Gloria's association with Everest Records had reached an impasse by late 1963, coinciding, as it turned out, with her most successful recording. "I Wish You Love" already had an extensive history; originally composed in 1942 by Frenchmen Leo Chauliac and Charles Trenet and later given English lyrics by Albert A. Beach, the song was notably recorded by Keely Smith and released in 1958, becoming something of a trademark for Keely apart from a couple of hits with husband Louis Prima and stage shows famously featuring his unbridled onstage antics. Lynne stole a little of Keely's glory when she made the song her own in '64. Opening with a Spanish-style guitar leading into Gloria's passionate, heartfelt vocals ('...my breaking heart and I agree that you and I could never be...so with my best, my very best, I set you free...'), the song couldn't help but connect, doing so against a changing tide; as the single peaked in the top 30 in March of '64, The Beatles had the top three hits on the chart.
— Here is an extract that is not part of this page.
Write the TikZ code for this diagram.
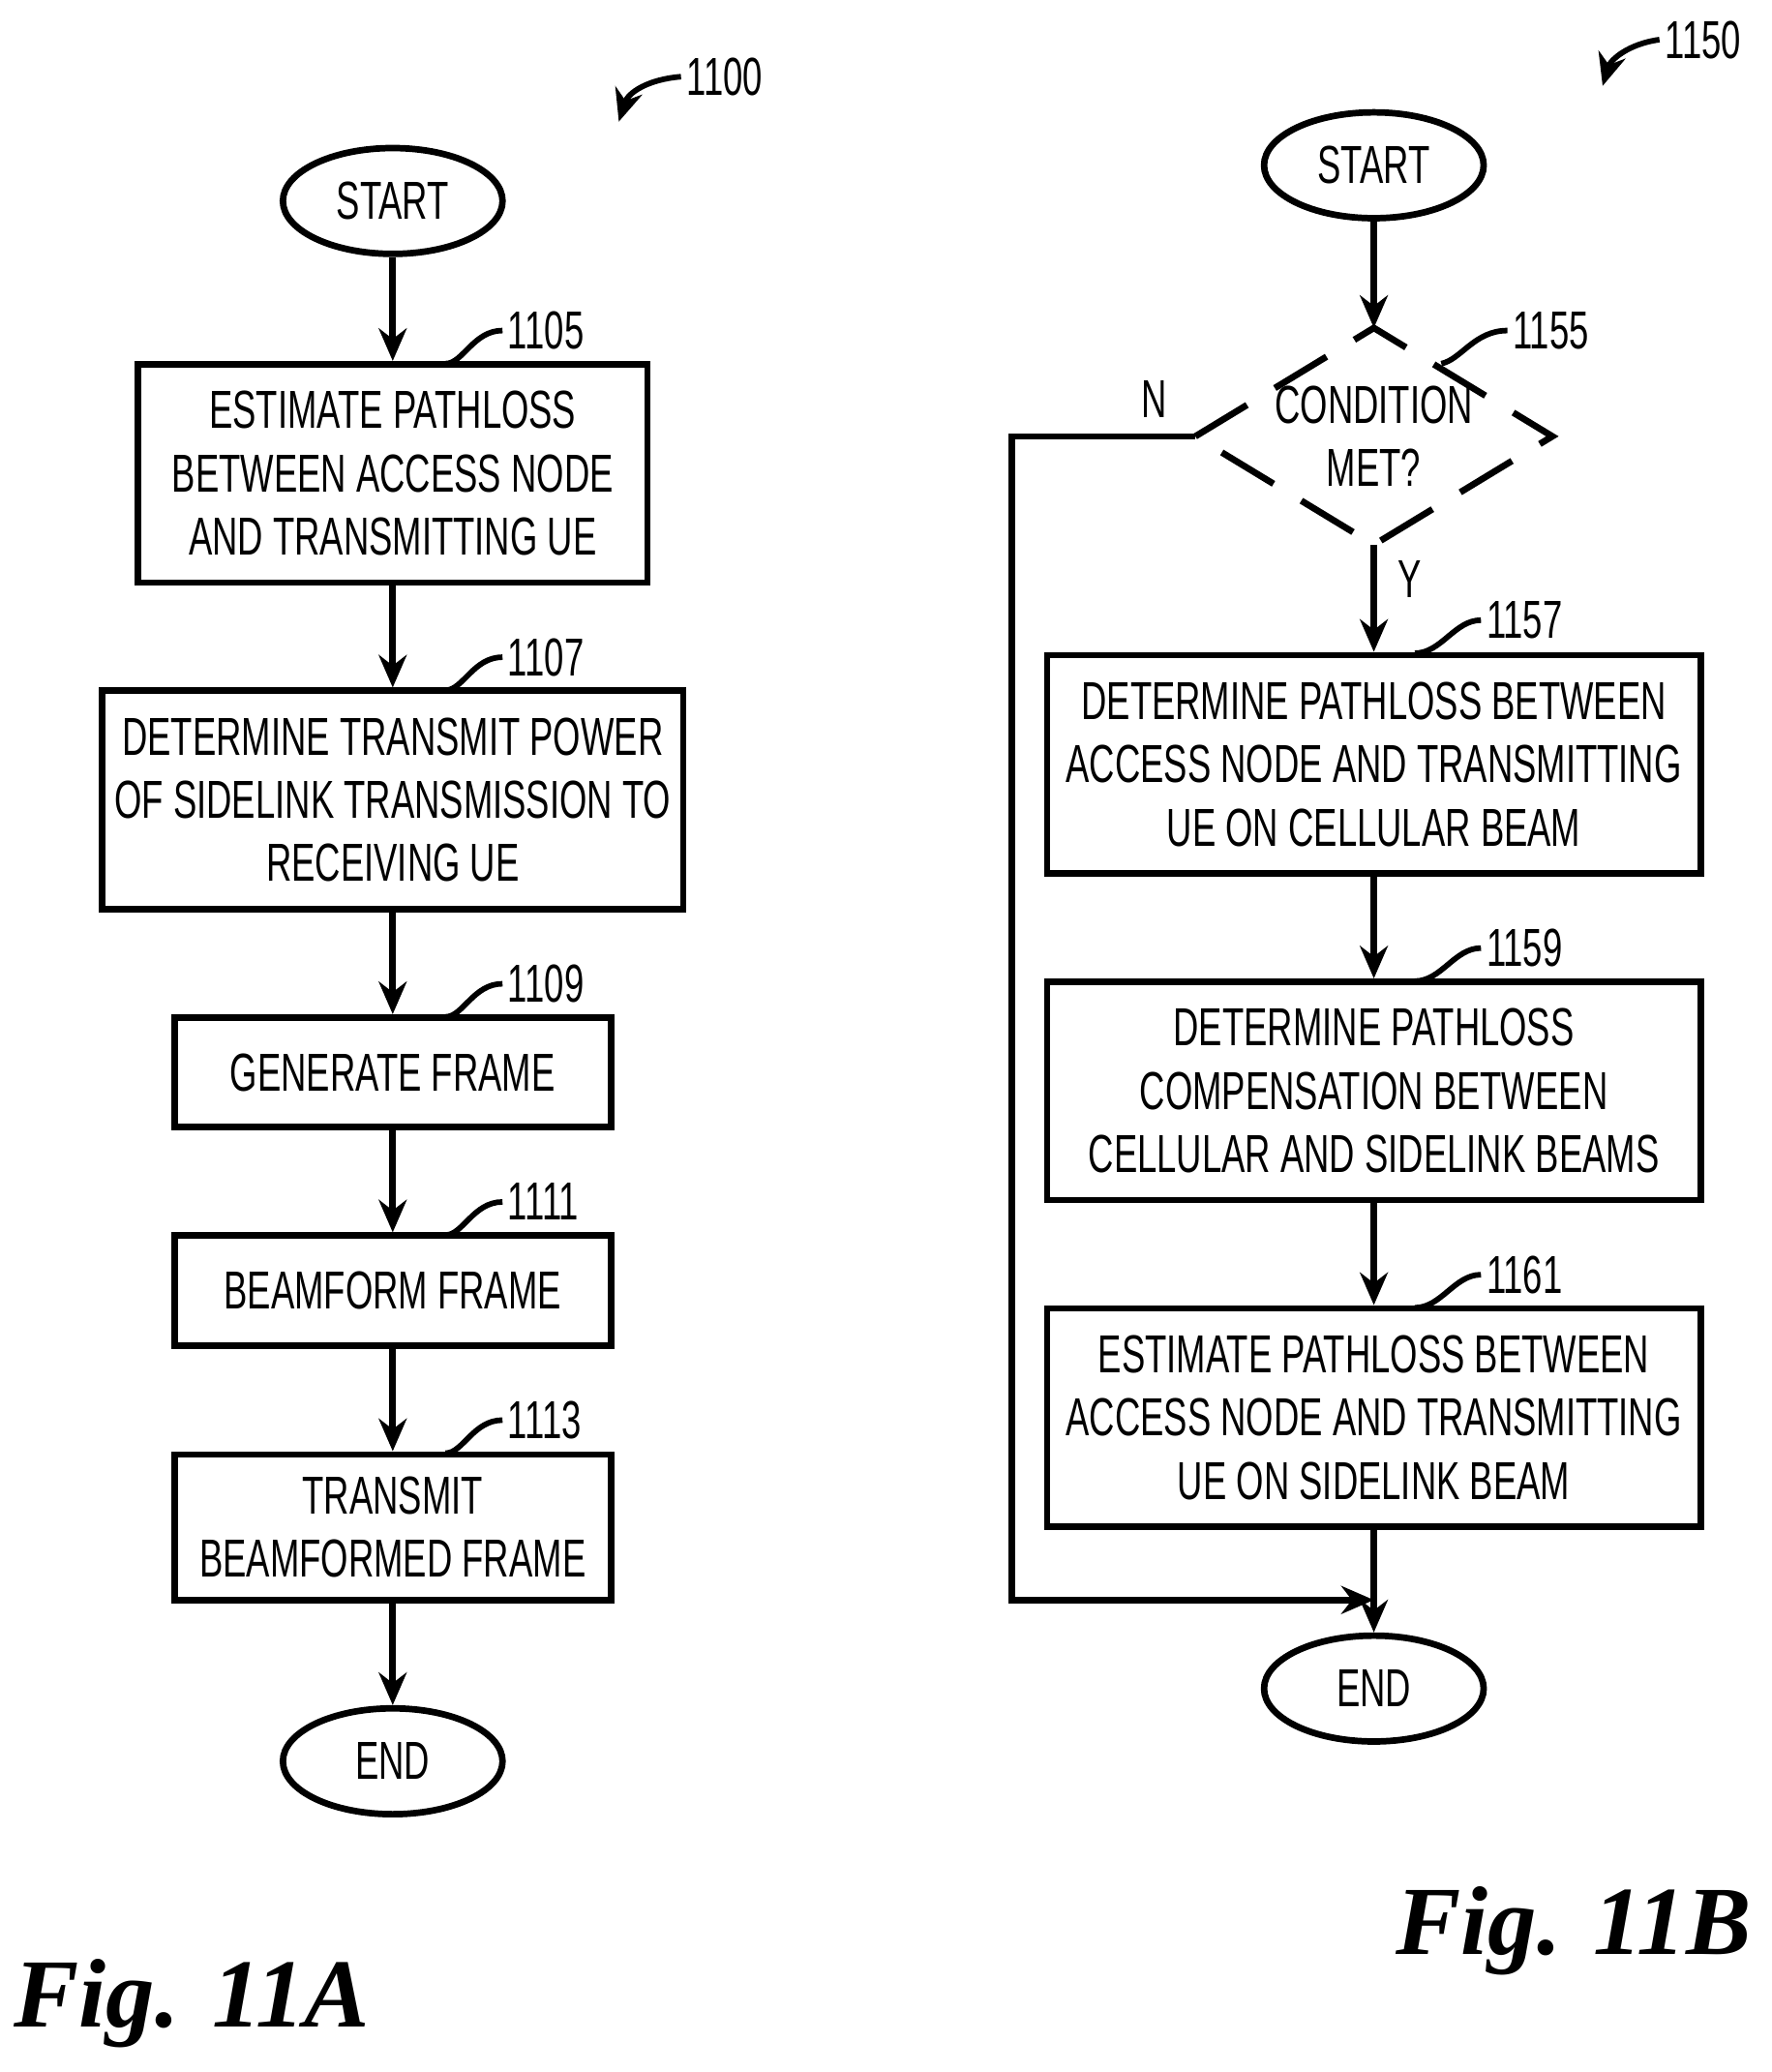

It was her only major pop hit (also top ten rhythm and blues), but there were other notable successes to come.

'64 turned out to be the big year that '61 hadn't. As she transitioned to the Fontana label, Everest managed to work two more well-crafted ballads onto the charts, "I Should Care" (a 20-year-old standard penned by Sammy Cahn, Axel Stordahl and Paul Weston) and the magnificently orchestrated "Don't Take Your Love From Me" (a similarly pedigreed Harry Nemo song), while Fontana got her rolling with another standard possessing a ten year-plus history, Irving Gordon's "Be Anything (But Be Mine)."

"Soul Serenade" was an instrumental hit in '64 for King Curtis, who'd co-written it with Luther Dixon; the two added lyrics and Gloria's recording wound up as the title track of a 1965 album. She got involved in the songwriting process around that time, collaborating with jazz master Herbie Hancock, adding lyrics to his "Watermelon Man" some two years after Mongo Santamaria had a big instrumental hit with it. Gloria added a playful, suggestive component to the tune and it went top ten R&B in the summer of '65.

There were no more hit singles and album sales gradually slacked off, but she continued performing for 40-plus years, her voice a finely-tuned instrument that retained its power and became more treasured through the years. Overlooked? Perhaps by many, including myself for a time. But don't pass her by. Gloria Lynne is not to be missed.